In bullseye, DBD::mysql is compiled against libmariadb3, which is a 8.x client. So it also gets this behaviour.
What about the 5.1 client to the 8.x server? In that case, the client’s preferred (default) character set is latin1 (ancient MySQL here), and it tells the server this, and the server switches into latin1 itself, and everything works fine.
And then there’s the other direction, 8.x client to 5.1 server (as found on stock bullseye inabox and production bullseye machines). Why does that work? The answer there is that the futuristic client sees that its talking to an ancient server, and reverts back to old-school mode, which is, do whatever the server says and don't argue. So it goes for latin1 there too.
Ok, so! All we have to do is set the server to latin1, and we should be fine, right?
character-set-server = latin1
Not quite. 8.x servers support a “character set negotiation” feature for clients that support it (that is, 8.x clients). In this case, the client sees the server’s suggestion of latin1, and counters with an offer of utf8mb4, which they both agree is better. So we need one last server config option to disable that:
skip-character-set-client-handshake
And then, finally, we get what we want:
mysql ([email protected]) [fastmail]> SHOW SESSION VARIABLES LIKE 'character\_set\_%';
+--------------------------+---------+
| Variable_name | Value |
+--------------------------+---------+
| character_set_client | latin1 |
| character_set_connection | latin1 |
| character_set_database | latin1 |
| character_set_filesystem | binary |
| character_set_results | latin1 |
| character_set_server | latin1 |
| character_set_system | utf8mb3 |
+--------------------------+---------+
7 rows in set (0.01 sec)
mysql ([email protected]) [fastmail]> SHOW SESSION VARIABLES LIKE 'collation\_%';
+----------------------+-------------------+
| Variable_name | Value |
+----------------------+-------------------+
| collation_connection | latin1_swedish_ci |
| collation_database | latin1_swedish_ci |
| collation_server | latin1_swedish_ci |
+----------------------+-------------------+
3 rows in set (0.00 sec)
and
t/helpdesk.t .. ok
So that’s now baked into the upcoming MySQL 8 config, but also, there’s a bullet dodged there. If it wasn’t for that not-really-database-related test, I almost certainly would not have seen this before it hit production and things started blowing up on junk data coming back.

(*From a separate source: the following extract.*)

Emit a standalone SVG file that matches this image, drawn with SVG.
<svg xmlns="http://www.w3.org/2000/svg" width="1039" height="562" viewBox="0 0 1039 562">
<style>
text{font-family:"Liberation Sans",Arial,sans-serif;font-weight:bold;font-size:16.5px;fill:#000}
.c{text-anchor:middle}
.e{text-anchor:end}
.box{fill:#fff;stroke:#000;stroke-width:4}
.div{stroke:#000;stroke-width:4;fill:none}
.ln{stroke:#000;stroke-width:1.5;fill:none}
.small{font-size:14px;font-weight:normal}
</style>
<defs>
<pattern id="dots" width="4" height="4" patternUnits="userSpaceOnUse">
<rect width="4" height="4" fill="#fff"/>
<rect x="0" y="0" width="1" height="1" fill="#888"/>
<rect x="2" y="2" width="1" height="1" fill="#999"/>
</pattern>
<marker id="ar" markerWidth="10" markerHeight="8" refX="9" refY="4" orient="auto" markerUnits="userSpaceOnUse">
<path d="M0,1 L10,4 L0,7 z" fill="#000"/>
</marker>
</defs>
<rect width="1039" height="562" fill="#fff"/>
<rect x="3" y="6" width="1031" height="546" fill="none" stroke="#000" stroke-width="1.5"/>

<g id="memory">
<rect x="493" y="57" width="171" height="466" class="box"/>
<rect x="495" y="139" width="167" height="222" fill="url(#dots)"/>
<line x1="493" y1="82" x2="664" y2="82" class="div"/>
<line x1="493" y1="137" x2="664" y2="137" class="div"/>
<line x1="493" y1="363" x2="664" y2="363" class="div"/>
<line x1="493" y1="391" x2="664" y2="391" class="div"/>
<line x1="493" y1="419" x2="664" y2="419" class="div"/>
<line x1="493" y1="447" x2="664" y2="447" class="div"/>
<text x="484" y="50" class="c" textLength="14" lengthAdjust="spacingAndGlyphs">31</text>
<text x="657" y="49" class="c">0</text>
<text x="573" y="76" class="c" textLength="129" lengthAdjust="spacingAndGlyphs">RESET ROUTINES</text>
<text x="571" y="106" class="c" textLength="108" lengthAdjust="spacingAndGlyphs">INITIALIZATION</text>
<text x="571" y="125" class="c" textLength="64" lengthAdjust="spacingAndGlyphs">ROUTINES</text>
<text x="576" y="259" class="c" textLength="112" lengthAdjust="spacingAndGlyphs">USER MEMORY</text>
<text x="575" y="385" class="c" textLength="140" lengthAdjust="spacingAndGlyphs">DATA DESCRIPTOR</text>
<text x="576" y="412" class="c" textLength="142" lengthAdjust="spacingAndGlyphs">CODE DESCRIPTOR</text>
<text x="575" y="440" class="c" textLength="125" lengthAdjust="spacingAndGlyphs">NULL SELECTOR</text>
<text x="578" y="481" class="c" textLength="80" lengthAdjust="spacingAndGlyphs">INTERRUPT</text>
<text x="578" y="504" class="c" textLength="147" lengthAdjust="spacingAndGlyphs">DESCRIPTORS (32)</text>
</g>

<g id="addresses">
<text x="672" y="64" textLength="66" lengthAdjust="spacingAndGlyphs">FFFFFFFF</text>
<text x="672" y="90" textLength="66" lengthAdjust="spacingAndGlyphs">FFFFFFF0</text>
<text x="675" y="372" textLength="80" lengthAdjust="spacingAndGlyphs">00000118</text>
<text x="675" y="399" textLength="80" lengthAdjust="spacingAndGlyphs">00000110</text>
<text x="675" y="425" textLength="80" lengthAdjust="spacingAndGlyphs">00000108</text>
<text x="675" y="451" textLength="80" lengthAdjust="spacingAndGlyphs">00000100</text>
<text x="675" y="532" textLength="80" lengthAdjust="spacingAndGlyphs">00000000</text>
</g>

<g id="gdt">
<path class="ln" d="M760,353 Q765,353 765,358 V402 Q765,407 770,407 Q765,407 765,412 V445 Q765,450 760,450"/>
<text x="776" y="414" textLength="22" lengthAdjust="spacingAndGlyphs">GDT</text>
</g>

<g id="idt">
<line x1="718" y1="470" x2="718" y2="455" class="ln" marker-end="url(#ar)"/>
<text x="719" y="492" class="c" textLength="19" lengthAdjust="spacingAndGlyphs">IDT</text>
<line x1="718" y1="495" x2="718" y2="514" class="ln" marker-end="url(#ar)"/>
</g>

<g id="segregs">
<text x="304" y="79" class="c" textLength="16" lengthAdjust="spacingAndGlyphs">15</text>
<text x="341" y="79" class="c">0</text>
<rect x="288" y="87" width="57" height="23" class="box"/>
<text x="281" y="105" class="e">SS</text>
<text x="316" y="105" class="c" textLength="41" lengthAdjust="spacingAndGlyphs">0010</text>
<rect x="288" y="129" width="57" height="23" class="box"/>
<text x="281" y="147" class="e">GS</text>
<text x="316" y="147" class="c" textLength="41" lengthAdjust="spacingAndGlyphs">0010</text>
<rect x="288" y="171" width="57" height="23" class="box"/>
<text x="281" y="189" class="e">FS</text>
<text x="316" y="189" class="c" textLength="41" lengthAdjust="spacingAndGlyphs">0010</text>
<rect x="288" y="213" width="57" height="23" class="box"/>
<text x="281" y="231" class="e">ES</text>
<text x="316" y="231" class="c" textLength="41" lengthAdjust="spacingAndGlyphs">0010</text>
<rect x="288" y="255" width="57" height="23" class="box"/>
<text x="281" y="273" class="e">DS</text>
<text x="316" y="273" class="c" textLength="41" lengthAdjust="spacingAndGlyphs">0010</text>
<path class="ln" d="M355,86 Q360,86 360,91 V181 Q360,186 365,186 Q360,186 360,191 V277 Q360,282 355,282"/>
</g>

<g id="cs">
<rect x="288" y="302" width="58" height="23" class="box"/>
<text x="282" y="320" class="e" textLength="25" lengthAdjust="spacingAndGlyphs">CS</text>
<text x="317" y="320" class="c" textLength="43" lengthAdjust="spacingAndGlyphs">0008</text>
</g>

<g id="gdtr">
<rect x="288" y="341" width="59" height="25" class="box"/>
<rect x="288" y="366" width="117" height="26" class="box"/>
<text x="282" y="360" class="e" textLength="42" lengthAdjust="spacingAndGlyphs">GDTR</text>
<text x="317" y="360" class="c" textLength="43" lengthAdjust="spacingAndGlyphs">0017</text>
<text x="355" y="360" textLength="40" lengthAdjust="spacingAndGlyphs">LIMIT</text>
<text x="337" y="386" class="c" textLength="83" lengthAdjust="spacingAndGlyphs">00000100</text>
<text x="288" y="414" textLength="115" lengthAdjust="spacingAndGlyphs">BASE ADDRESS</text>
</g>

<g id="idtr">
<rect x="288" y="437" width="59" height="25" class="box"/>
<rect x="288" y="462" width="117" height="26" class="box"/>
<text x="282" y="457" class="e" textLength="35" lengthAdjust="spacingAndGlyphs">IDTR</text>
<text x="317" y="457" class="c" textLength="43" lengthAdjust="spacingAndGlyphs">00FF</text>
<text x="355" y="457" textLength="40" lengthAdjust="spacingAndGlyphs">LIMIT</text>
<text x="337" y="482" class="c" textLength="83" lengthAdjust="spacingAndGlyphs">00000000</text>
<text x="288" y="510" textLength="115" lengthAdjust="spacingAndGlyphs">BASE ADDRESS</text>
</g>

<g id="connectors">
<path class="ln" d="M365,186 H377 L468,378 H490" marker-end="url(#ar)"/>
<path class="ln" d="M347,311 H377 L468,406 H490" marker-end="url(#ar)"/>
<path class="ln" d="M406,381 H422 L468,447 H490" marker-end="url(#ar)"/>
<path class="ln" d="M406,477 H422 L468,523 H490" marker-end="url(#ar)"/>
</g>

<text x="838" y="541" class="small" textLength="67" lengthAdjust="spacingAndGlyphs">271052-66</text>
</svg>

I don’t really know how to validate this config. Maybe this is the last one, but I do keep finding compat options that I need to flip the further I push on this. I thought about something like doing a test suite run against both database versions, dumping them both and comparing some elements, but that only checks stuff adjacent to tests anyway, which I doubt will show much.

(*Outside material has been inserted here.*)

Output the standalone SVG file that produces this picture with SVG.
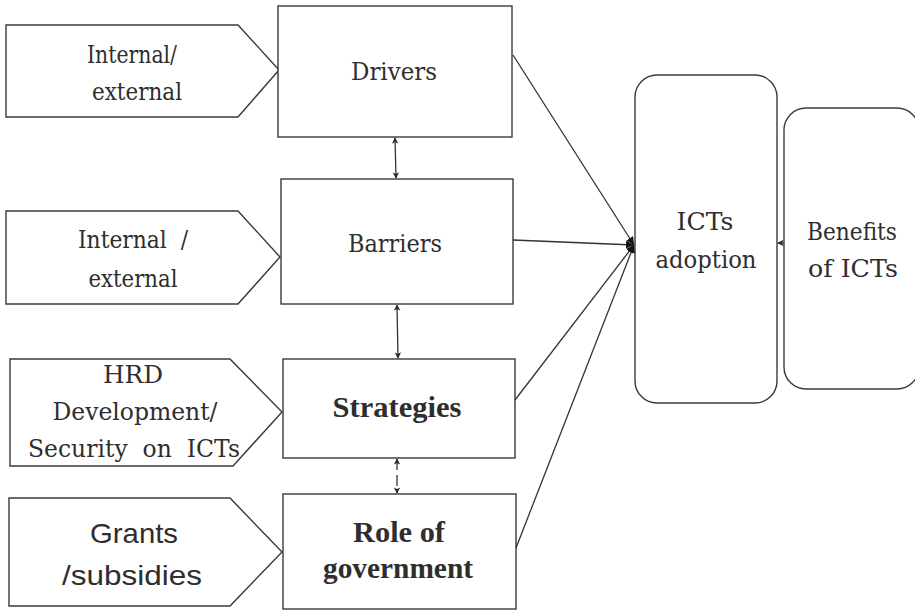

I am about to make a task requesting a DB round-tripping test. Just something that exercises our “unicode” methods and makes sure what comes out is what went in. This will be useful in future MySQL upgrades, and if we ever want to try and switch to storing utf8mb4, now that the whole client stack will support it properly.
I think that’s everything. It was fun, even if its left me a little more horrified than when I started!
Rob N.